| TASK REQUIREMENTS |
Print exactly those lines that run from the beginning of the data to the line bearing "const yTicks = [2, 3, 4, 5, 6, 7, 8, 9, 10];", inclusive.

| DATASET EXTRACT |
_ _ _ _ _ _ _
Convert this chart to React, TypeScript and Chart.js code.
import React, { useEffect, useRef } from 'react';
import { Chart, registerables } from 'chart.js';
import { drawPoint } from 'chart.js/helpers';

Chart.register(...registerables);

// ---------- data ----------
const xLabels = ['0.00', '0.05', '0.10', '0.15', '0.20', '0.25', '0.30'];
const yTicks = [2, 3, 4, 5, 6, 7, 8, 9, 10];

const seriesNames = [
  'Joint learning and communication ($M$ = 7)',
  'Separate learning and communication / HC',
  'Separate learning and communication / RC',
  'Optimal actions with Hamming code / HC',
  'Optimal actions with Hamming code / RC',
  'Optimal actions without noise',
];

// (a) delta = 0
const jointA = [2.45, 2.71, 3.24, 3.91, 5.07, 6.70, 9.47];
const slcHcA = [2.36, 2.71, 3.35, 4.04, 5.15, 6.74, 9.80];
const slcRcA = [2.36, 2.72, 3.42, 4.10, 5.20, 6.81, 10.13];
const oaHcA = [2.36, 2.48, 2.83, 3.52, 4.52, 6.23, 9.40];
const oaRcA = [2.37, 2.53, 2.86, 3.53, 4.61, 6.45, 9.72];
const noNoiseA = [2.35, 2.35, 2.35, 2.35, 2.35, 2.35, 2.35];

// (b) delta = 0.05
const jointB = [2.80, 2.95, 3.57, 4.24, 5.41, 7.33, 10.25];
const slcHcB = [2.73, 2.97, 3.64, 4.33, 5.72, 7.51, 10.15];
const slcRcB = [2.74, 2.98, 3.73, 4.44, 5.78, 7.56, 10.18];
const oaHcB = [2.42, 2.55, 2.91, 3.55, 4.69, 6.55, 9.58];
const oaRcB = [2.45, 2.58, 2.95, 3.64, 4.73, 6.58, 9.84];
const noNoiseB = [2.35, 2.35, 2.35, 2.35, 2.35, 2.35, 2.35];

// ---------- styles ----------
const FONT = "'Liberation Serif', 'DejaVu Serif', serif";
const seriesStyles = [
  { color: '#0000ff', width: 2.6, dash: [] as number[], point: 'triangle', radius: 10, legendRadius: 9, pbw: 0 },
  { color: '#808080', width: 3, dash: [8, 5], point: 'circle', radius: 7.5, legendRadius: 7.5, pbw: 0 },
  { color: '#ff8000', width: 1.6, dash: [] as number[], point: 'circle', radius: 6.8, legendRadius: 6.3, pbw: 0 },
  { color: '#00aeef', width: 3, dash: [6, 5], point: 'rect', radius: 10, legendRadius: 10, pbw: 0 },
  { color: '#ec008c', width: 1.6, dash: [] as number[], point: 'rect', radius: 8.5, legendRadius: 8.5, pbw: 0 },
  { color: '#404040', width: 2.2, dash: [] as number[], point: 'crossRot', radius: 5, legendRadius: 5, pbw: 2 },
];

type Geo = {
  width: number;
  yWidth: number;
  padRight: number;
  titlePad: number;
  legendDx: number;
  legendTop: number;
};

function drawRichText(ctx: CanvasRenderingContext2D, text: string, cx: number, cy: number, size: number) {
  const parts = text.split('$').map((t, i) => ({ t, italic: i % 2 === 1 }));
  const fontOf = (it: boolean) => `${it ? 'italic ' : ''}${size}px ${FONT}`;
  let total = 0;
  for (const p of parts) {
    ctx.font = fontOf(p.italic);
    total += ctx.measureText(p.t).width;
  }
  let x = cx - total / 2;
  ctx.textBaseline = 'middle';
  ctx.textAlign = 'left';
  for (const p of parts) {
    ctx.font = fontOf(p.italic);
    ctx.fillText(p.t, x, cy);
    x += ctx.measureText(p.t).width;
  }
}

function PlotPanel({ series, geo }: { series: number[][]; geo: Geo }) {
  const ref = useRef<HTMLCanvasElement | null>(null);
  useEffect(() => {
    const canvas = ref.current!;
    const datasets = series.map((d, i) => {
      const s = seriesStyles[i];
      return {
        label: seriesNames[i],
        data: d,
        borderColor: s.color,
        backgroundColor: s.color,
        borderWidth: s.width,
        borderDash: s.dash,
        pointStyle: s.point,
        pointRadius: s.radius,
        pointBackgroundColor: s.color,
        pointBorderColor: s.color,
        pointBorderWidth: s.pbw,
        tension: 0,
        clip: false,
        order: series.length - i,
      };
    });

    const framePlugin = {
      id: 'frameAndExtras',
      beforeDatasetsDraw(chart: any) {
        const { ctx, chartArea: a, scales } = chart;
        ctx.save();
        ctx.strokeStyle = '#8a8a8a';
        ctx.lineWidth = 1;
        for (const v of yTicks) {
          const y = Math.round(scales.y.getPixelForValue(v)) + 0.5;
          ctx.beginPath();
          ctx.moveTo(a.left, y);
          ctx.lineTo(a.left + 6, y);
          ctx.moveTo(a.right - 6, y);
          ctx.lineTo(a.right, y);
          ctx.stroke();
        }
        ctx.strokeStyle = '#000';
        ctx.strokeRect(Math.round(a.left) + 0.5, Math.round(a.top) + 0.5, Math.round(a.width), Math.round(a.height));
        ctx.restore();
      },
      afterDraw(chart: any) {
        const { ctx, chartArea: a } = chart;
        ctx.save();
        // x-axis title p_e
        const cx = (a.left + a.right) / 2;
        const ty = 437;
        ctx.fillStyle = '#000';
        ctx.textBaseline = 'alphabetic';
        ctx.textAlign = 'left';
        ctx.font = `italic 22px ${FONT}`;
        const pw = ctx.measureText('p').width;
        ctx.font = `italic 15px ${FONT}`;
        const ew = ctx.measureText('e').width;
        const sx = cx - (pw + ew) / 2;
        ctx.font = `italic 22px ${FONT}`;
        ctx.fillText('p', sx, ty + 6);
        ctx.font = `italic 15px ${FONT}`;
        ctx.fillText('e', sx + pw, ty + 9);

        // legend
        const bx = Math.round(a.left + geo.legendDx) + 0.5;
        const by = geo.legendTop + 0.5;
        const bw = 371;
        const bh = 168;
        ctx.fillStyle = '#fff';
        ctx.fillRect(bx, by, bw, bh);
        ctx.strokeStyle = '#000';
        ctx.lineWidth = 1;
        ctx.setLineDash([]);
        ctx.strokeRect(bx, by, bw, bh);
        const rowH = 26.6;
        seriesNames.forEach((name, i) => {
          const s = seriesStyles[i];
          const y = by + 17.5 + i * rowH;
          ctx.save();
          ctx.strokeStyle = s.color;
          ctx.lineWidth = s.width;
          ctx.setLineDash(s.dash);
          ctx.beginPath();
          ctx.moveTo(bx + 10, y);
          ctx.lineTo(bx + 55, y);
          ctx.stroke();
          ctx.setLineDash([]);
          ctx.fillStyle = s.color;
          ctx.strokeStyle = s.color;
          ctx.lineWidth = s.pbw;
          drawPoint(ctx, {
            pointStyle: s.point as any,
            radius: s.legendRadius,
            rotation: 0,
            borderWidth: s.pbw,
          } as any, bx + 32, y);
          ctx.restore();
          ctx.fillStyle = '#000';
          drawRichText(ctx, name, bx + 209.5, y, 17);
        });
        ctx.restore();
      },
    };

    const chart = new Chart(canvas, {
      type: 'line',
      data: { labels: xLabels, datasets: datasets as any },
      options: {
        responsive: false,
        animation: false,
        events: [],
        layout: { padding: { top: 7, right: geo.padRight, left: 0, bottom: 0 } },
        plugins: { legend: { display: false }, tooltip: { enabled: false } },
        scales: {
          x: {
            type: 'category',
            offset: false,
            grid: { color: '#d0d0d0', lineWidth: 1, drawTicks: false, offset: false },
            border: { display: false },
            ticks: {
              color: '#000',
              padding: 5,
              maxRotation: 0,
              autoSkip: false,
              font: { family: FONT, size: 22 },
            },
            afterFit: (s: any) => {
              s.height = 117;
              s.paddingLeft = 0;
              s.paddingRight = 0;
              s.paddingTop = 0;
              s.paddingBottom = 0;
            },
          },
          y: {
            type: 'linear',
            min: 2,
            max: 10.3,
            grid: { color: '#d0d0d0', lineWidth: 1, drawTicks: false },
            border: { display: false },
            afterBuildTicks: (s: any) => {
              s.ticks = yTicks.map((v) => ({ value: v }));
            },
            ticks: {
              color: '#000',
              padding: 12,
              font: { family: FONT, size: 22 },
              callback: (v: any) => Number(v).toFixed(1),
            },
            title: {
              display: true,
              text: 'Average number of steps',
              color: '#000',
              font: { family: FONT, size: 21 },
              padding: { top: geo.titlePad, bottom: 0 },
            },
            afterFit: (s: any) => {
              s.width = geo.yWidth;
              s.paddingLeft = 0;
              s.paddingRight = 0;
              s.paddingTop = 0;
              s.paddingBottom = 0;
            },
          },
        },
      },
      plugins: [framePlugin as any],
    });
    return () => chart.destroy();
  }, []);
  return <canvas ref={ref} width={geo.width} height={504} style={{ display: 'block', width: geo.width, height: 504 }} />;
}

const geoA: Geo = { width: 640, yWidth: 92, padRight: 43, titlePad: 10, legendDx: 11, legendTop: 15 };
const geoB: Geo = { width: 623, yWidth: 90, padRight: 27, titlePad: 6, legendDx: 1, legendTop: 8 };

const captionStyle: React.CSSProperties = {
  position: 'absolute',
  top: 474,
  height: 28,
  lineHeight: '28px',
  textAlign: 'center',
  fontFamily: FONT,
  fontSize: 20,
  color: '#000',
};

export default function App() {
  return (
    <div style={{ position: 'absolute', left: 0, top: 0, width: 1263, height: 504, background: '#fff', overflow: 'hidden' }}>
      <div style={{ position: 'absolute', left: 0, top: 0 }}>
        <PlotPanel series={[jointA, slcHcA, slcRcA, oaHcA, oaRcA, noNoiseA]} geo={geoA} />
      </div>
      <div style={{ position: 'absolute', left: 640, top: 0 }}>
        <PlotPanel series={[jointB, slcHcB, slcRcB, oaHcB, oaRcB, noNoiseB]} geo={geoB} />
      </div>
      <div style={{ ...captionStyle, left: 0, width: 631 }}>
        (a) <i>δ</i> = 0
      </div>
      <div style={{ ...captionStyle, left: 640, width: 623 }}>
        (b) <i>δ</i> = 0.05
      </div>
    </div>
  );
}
_ _ _ _ _ _ _
| FULL OUTPUT |
Convert this chart to React, TypeScript and Chart.js code.
import React, { useEffect, useRef } from 'react';
import { Chart, registerables } from 'chart.js';
import { drawPoint } from 'chart.js/helpers';

Chart.register(...registerables);

// ---------- data ----------
const xLabels = ['0.00', '0.05', '0.10', '0.15', '0.20', '0.25', '0.30'];
const yTicks = [2, 3, 4, 5, 6, 7, 8, 9, 10];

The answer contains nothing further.